(Direction)
Write out every entry, unchanged. Skip any picture.

Source code of charts:

____________

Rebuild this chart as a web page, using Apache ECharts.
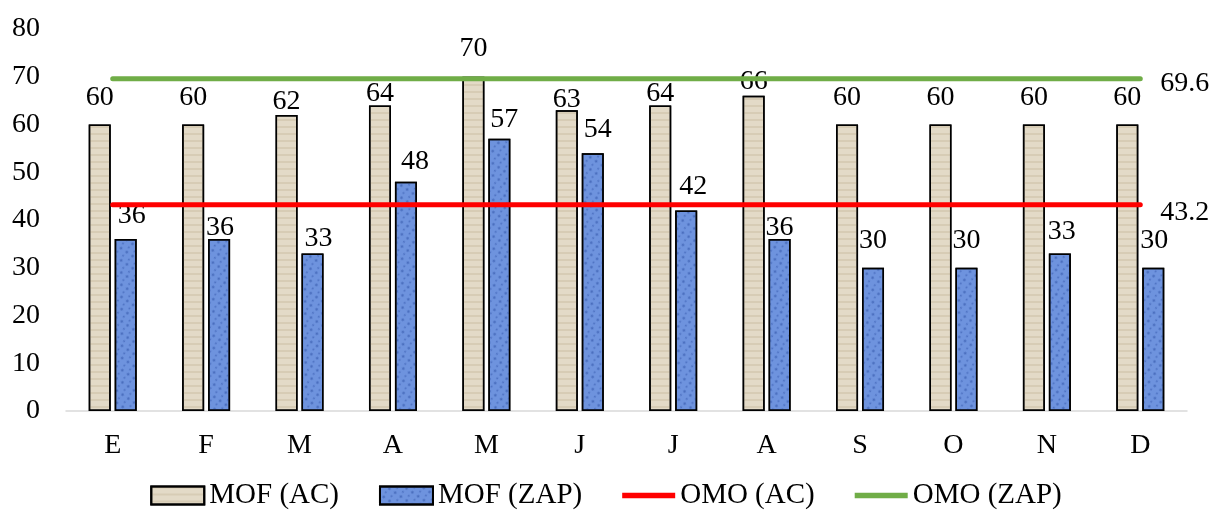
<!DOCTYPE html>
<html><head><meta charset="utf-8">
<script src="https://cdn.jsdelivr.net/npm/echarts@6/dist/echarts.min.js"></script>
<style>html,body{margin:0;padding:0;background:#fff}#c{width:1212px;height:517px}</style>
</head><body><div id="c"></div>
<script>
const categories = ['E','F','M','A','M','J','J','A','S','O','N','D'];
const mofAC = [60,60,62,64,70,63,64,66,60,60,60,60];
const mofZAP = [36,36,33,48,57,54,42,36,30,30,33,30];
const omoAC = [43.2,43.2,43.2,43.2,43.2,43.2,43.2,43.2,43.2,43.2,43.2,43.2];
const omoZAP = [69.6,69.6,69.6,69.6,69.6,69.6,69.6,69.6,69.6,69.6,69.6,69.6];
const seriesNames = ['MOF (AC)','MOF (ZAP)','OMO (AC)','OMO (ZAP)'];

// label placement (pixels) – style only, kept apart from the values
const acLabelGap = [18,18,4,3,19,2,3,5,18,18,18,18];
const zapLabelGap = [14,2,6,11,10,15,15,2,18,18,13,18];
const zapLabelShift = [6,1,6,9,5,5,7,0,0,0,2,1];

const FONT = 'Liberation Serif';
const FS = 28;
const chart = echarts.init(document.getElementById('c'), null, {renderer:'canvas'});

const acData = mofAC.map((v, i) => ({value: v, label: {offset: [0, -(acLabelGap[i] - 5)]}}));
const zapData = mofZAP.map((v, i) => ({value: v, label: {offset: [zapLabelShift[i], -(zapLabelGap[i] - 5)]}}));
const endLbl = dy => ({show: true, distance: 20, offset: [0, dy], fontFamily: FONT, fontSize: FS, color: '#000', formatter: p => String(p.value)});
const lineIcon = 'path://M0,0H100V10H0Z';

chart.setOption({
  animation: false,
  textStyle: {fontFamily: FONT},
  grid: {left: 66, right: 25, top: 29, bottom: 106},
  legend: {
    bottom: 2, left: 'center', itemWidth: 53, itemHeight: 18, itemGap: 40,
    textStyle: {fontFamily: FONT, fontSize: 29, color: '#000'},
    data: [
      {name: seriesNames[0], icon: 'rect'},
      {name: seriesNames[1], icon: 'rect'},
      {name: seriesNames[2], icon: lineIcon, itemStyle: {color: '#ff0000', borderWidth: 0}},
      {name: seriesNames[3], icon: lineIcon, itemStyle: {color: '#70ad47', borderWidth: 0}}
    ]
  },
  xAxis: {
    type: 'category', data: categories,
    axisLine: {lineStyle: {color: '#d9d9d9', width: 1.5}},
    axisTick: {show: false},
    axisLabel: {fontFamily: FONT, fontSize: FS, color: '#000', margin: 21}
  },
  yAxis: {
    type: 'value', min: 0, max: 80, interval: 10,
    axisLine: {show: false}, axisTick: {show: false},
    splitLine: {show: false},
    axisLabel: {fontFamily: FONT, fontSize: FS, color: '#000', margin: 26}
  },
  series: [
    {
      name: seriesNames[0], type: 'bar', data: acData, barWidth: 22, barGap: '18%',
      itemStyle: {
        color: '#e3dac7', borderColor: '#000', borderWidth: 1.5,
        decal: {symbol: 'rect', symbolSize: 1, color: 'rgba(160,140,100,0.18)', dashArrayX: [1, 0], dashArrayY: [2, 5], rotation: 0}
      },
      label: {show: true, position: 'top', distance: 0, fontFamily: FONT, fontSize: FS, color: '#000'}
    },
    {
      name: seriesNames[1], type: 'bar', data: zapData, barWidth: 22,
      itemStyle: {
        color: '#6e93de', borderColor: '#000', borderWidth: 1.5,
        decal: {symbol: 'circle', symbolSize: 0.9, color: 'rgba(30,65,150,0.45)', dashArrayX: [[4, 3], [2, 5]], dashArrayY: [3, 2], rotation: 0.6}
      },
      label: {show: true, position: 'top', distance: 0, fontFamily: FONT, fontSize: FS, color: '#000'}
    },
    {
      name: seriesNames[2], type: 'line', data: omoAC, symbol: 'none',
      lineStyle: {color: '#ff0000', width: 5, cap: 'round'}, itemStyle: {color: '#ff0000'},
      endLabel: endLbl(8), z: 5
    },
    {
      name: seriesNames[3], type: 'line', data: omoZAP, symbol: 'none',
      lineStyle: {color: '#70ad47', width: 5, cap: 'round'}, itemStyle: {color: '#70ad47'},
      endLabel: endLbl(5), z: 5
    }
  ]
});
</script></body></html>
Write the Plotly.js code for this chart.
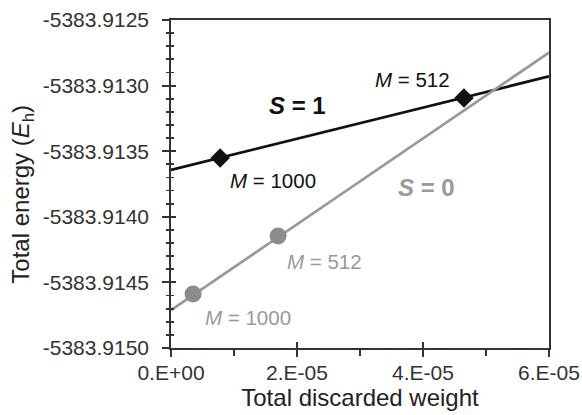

____________

(Correct response)
Rebuild this chart as a web page, using Apache ECharts.
<!DOCTYPE html>
<html><head><meta charset="utf-8">
<script src="https://cdn.jsdelivr.net/npm/echarts@6/dist/echarts.min.js"></script>
<style>html,body{margin:0;padding:0;background:#fff}#c{width:1212px;height:517px}</style>
</head><body><div id="c"></div>
<script>
const categories = ['E','F','M','A','M','J','J','A','S','O','N','D'];
const mofAC = [60,60,62,64,70,63,64,66,60,60,60,60];
const mofZAP = [36,36,33,48,57,54,42,36,30,30,33,30];
const omoAC = [43.2,43.2,43.2,43.2,43.2,43.2,43.2,43.2,43.2,43.2,43.2,43.2];
const omoZAP = [69.6,69.6,69.6,69.6,69.6,69.6,69.6,69.6,69.6,69.6,69.6,69.6];
const seriesNames = ['MOF (AC)','MOF (ZAP)','OMO (AC)','OMO (ZAP)'];

// label placement (pixels) – style only, kept apart from the values
const acLabelGap = [18,18,4,3,19,2,3,5,18,18,18,18];
const zapLabelGap = [14,2,6,11,10,15,15,2,18,18,13,18];
const zapLabelShift = [6,1,6,9,5,5,7,0,0,0,2,1];

const FONT = 'Liberation Serif';
const FS = 28;
const chart = echarts.init(document.getElementById('c'), null, {renderer:'canvas'});

const acData = mofAC.map((v, i) => ({value: v, label: {offset: [0, -(acLabelGap[i] - 5)]}}));
const zapData = mofZAP.map((v, i) => ({value: v, label: {offset: [zapLabelShift[i], -(zapLabelGap[i] - 5)]}}));
const endLbl = dy => ({show: true, distance: 20, offset: [0, dy], fontFamily: FONT, fontSize: FS, color: '#000', formatter: p => String(p.value)});
const lineIcon = 'path://M0,0H100V10H0Z';

chart.setOption({
  animation: false,
  textStyle: {fontFamily: FONT},
  grid: {left: 66, right: 25, top: 29, bottom: 106},
  legend: {
    bottom: 2, left: 'center', itemWidth: 53, itemHeight: 18, itemGap: 40,
    textStyle: {fontFamily: FONT, fontSize: 29, color: '#000'},
    data: [
      {name: seriesNames[0], icon: 'rect'},
      {name: seriesNames[1], icon: 'rect'},
      {name: seriesNames[2], icon: lineIcon, itemStyle: {color: '#ff0000', borderWidth: 0}},
      {name: seriesNames[3], icon: lineIcon, itemStyle: {color: '#70ad47', borderWidth: 0}}
    ]
  },
  xAxis: {
    type: 'category', data: categories,
    axisLine: {lineStyle: {color: '#d9d9d9', width: 1.5}},
    axisTick: {show: false},
    axisLabel: {fontFamily: FONT, fontSize: FS, color: '#000', margin: 21}
  },
  yAxis: {
    type: 'value', min: 0, max: 80, interval: 10,
    axisLine: {show: false}, axisTick: {show: false},
    splitLine: {show: false},
    axisLabel: {fontFamily: FONT, fontSize: FS, color: '#000', margin: 26}
  },
  series: [
    {
      name: seriesNames[0], type: 'bar', data: acData, barWidth: 22, barGap: '18%',
      itemStyle: {
        color: '#e3dac7', borderColor: '#000', borderWidth: 1.5,
        decal: {symbol: 'rect', symbolSize: 1, color: 'rgba(160,140,100,0.18)', dashArrayX: [1, 0], dashArrayY: [2, 5], rotation: 0}
      },
      label: {show: true, position: 'top', distance: 0, fontFamily: FONT, fontSize: FS, color: '#000'}
    },
    {
      name: seriesNames[1], type: 'bar', data: zapData, barWidth: 22,
      itemStyle: {
        color: '#6e93de', borderColor: '#000', borderWidth: 1.5,
        decal: {symbol: 'circle', symbolSize: 0.9, color: 'rgba(30,65,150,0.45)', dashArrayX: [[4, 3], [2, 5]], dashArrayY: [3, 2], rotation: 0.6}
      },
      label: {show: true, position: 'top', distance: 0, fontFamily: FONT, fontSize: FS, color: '#000'}
    },
    {
      name: seriesNames[2], type: 'line', data: omoAC, symbol: 'none',
      lineStyle: {color: '#ff0000', width: 5, cap: 'round'}, itemStyle: {color: '#ff0000'},
      endLabel: endLbl(8), z: 5
    },
    {
      name: seriesNames[3], type: 'line', data: omoZAP, symbol: 'none',
      lineStyle: {color: '#70ad47', width: 5, cap: 'round'}, itemStyle: {color: '#70ad47'},
      endLabel: endLbl(5), z: 5
    }
  ]
});
</script></body></html>
Write the Plotly.js code for this chart.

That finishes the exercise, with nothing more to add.